Wat is een gezond vetpercentage voor 60-plussers?

De hoeveelheid vet die als ‘gezond’ wordt beschouwd, verschilt op basis van leeftijd en geslacht. Met het ouder worden, vertraagt het metabolisme en neemt de spiermassa af, wat de verhouding tussen vet en spiermassa kan verstoren. 

Over het algemeen geldt voor mensen boven de 60 jaar dat een vetpercentage van:

– Voor mannen: Tussen de 18% en 24% als gezond wordt beschouwd.

– Voor vrouwen: Een gezond vetpercentage ligt tussen de 25% en 31%.

Maakt het uit of u een man of een vrouw bent?

Ja, het maakt zeker uit of u een man of een vrouw bent wanneer we het hebben over vetpercentage. Vrouwen hebben van nature meer vet dan mannen, omdat dit nodig is voor reproductieve functies en hormonale processen. Zelfs na de menopauze, wanneer de oestrogeenproductie afneemt, blijft een hoger vetpercentage voor vrouwen gezond in vergelijking met mannen.

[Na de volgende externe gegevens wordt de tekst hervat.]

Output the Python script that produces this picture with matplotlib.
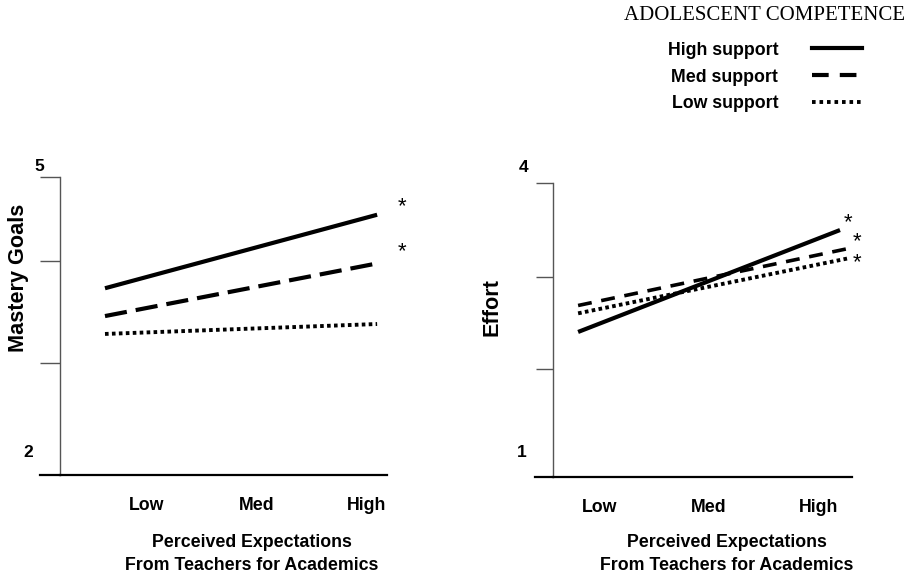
import matplotlib
matplotlib.use('Agg')
import matplotlib.pyplot as plt
from matplotlib.lines import Line2D

plt.rcParams['font.family'] = ['Liberation Sans', 'DejaVu Sans']
plt.rcParams['lines.scale_dashes'] = False

W, H = 913, 578

CATS = ['Low', 'Med', 'High']
SERIES = ['High support', 'Med support', 'Low support']

# left panel: Mastery Goals (line start / end as drawn)
mastery_x = [0.62, 3.10]
mastery_high = [3.88, 4.62]
mastery_med = [3.60, 4.13]
mastery_low = [3.42, 3.52]
mastery_stars = [(3.33, 4.70), (3.33, 4.25)]

# right panel: Effort
effort_x_high = [0.80, 3.20]
effort_x_other = [0.80, 3.27]
effort_high = [2.48, 3.52]
effort_med = [2.75, 3.33]
effort_low = [2.67, 3.23]
effort_stars = [(3.27, 3.60), (3.36, 3.40), (3.36, 3.19)]

FS_TICK = 12.8
FS_YLAB = 15.6
FS_NUM = 12.5

STYLE_SOLID = dict(color='black', lw=3.0, solid_capstyle='butt')
STYLE_DOT = dict(color='black', lw=2.8, dashes=(2.6, 2.4), dash_capstyle='butt')


def px_axes(x0, x1, ytop, ybot):
    return [x0 / W, 1 - ybot / H, (x1 - x0) / W, (ybot - ytop) / H]


def style_axes(ax, width_px, ext_px, ticklen, yticks):
    for s in ['top', 'right']:
        ax.spines[s].set_visible(False)
    ax.spines['left'].set_color('#555555')
    ax.spines['left'].set_linewidth(1.0)
    ax.spines['bottom'].set_color('black')
    ax.spines['bottom'].set_linewidth(1.6)
    # bottom axis line reaches a bit left of the y axis
    ax.plot([-ext_px / width_px, 0], [0, 0], transform=ax.transAxes,
            color='black', lw=1.6, clip_on=False)
    ax.set_yticks(yticks)
    ax.tick_params(axis='y', direction='out', length=ticklen, width=1.0,
                   color='#555555', labelleft=False)
    ax.set_xticks([1, 2, 3])
    ax.set_xticklabels(CATS, fontsize=FS_TICK, fontweight='bold')
    ax.tick_params(axis='x', length=0, pad=16)


fig = plt.figure(figsize=(W / 100, H / 100), dpi=100)

# ── left: Mastery Goals ──────────────────────────────
ax1 = fig.add_axes(px_axes(60, 387, 177, 475))
ax1.set_xlim(0.21, 3.19)
ax1.set_ylim(2, 5)
style_axes(ax1, 327, 20, 14.4, [3.13, 4.15, 5])
ax1.plot(mastery_x, mastery_high, **STYLE_SOLID)
ax1.plot(mastery_x, mastery_med, color='black', lw=3.0, dashes=(16, 6.5))
ax1.plot(mastery_x, mastery_low, **STYLE_DOT)
for sx, sy in mastery_stars:
    ax1.text(sx, sy, '*', fontsize=16, ha='center', va='center', clip_on=False)
ax1.text(-0.064, 1.034, '5', transform=ax1.transAxes, fontsize=FS_NUM,
         fontweight='bold', ha='center', va='center')
ax1.text(-0.098, 0.074, '2', transform=ax1.transAxes, fontsize=FS_NUM,
         fontweight='bold', ha='center', va='center')
ax1.text(-0.128, 0.661, 'Mastery Goals', transform=ax1.transAxes, rotation=90,
         fontsize=FS_YLAB, fontweight='bold', ha='center', va='center')
ax1.text(0.587, -0.265, 'Perceived Expectations\nFrom Teachers for Academics',
         transform=ax1.transAxes, fontsize=FS_TICK, fontweight='bold',
         ha='center', va='center', linespacing=1.45)

# ── right: Effort ────────────────────────────────────
ax2 = fig.add_axes(px_axes(553, 852, 183, 477))
ax2.set_xlim(0.57, 3.31)
ax2.set_ylim(1, 4)
style_axes(ax2, 299, 18, 12.5, [2.1, 3.04, 4])
ax2.plot(effort_x_high, effort_high, **STYLE_SOLID)
ax2.plot(effort_x_other, effort_med, color='black', lw=2.6, dashes=(10, 7))
ax2.plot(effort_x_other, effort_low, **STYLE_DOT)
for sx, sy in effort_stars:
    ax2.text(sx, sy, '*', fontsize=16, ha='center', va='center', clip_on=False)
ax2.text(-0.100, 1.054, '4', transform=ax2.transAxes, fontsize=FS_NUM,
         fontweight='bold', ha='center', va='center')
ax2.text(-0.104, 0.082, '1', transform=ax2.transAxes, fontsize=FS_NUM,
         fontweight='bold', ha='center', va='center')
ax2.text(-0.204, 0.578, 'Effort', transform=ax2.transAxes, rotation=90,
         fontsize=FS_YLAB, fontweight='bold', ha='center', va='center')
ax2.text(0.582, -0.262, 'Perceived Expectations\nFrom Teachers for Academics',
         transform=ax2.transAxes, fontsize=FS_TICK, fontweight='bold',
         ha='center', va='center', linespacing=1.45)

# ── legend ───────────────────────────────────────────
handles = [
    Line2D([], [], color='black', lw=3.0),
    Line2D([], [], color='black', lw=3.0, dashes=(12, 8)),
    Line2D([], [], color='black', lw=2.8, dashes=(2.6, 2.8)),
]
leg = fig.legend(handles, SERIES, loc='upper right',
                 bbox_to_anchor=(914 / W, 1 + 3 / H), frameon=False,
                 markerfirst=False, handlelength=2.8, handletextpad=1.9,
                 labelspacing=0.56, borderpad=0,
                 prop={'size': FS_TICK, 'weight': 'bold'},
                 title='ADOLESCENT COMPETENCE',
                 title_fontproperties={'family': 'Liberation Serif', 'size': 15})
leg._legend_box.sep = 12

fig.savefig('out.png', dpi=100, facecolor='white')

Daarnaast slaat het lichaam van mannen en vrouwen vet op verschillende plaatsen op. Mannen hebben de neiging om meer vet rondom hun buik op te slaan (visceraal vet), wat hen vatbaarder maakt voor hart- en vaatziekten. Vrouwen slaan over het algemeen meer vet op rond de heupen, dijen en billen, wat minder schadelijk is voor de gezondheid.

Een gebalanceerd vetpercentage

Voor 60-plussers draait het niet om een ‘perfect’ lichaam, maar om gezondheid en vitaliteit. Een gezond vetpercentage kan helpen bij het voorkomen van ziekten, het behouden van energie en het ondersteunen van een actief leven. Zowel te veel als te weinig vet brengt gezondheidsrisico’s met zich mee, en het is daarom belangrijk om in balans te blijven. Kortom, hoewel het vetpercentage met de jaren toeneemt, is het voor uw gezondheid belangrijk dit binnen een gezond bereik te houden. Dit kan door middel van een evenwichtige voeding en regelmatige beweging. Blijf vooral in contact met uw arts om te bepalen wat voor u het ideale vetpercentage is en welke methoden het beste werken om dit te monitoren. Zo houdt u uw lichaam en geest gezond, ook op oudere leeftijd.

Hoe berekent u uw vetpercentage?

Uw vetpercentage is de verhouding tussen de hoeveelheid vet in uw lichaam en uw gewicht. U kunt dit laten meten door een arts of zelf doen, met behulp van speciale apparatuur. Denk aan een speciale weegschaal of een huidplooimeter (ook wel caliper genoemd). Deze huidplooimeter kan analoog, maar ook digitaal zijn. U pakt een huidplooi in uw middel, u houdt deze huidplooi tussen de uiteinden van de huidplooimeter en dan krijgt u een indicatie van uw vetpercentage.